Paclobutrazol substrate drenches resulted in shorter plants at concentrations 1 mg/pot a.i. or greater and smaller diameters at concentrations 2 mg/pot a.i. or greater (Fig. 1A). Both relationships were linear and resulted in plants that were 8% shorter or greater and 10% smaller or greater in diameter than the untreated control. Paclobutrazol at a concentration of 2 mg/pot a.i. was two to four times greater than the 0.5 to 1 mg/pot a.i. concentration recommended by Barrett et al. (1995) but 33% to 50% less than concentrations recommended by Wilfret (1993). However, ‘Red Flash’ may be more vigorous than cultivars Aaron, White Christmas, and Carolyn Wharton used by Barrett et al. (1995).
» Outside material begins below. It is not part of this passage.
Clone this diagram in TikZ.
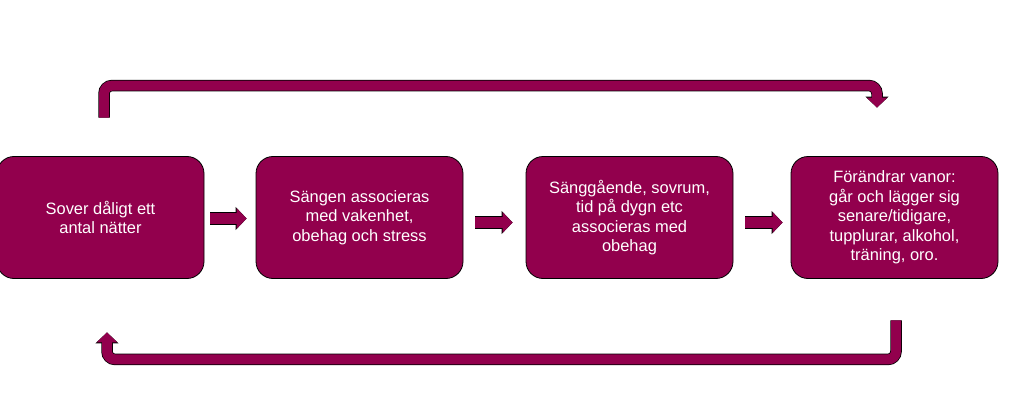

A concentration of 2 mg/pot a.i. paclobutrazol is equivalent to 17 mg·L−1, which was more than twice the concentration recommended by Dole and Wilkins (2005). However, no drench volume was recommended that could account for the difference.
The relationship of flurprimidol concentration to plant height was linear (Fig. 1B). Plants were significantly shorter when treated with 2 mg/pot a.i. or greater, which resulted in 17% shorter plants than the untreated control. Plant diameters were 21% smaller than the untreated control when treated with 4 mg/pot a.i. flurprimidol. When compared with paclobutrazol, the response of ‘Red Flash’ caladium plants to flurprimidol substrate drenches produced similar results.
Longer soaking time or higher concentrations of flurprimidol and paclobutrazol need to be studied to determine the optimal preplant bulb soak concentration for growth control of vigorous caladium cultivars. Substrate drenches of uniconazole were cost-prohibitive on this vigorous caladium cultivar as a result of the high concentrations that would be needed to control height and diameter. Both flurprimidol and paclobutrazol substrate drenches of 2 mg/pot a.i. provided acceptable height control for the vigorous ‘Red Flash’ cultivar resulting in 17% and 15%, respectively, shorter plants than the untreated control. Flurprimidol and paclobutrazol at 4 mg/pot a.i. provided excessive control, resulting in plants that were too compact and had distorted leaves. Based on this research, the efficacy of flurprimidol is comparable to equal concentrations of paclobutrazol when applied as a substrate drench on ‘Red Flash’ caladiums.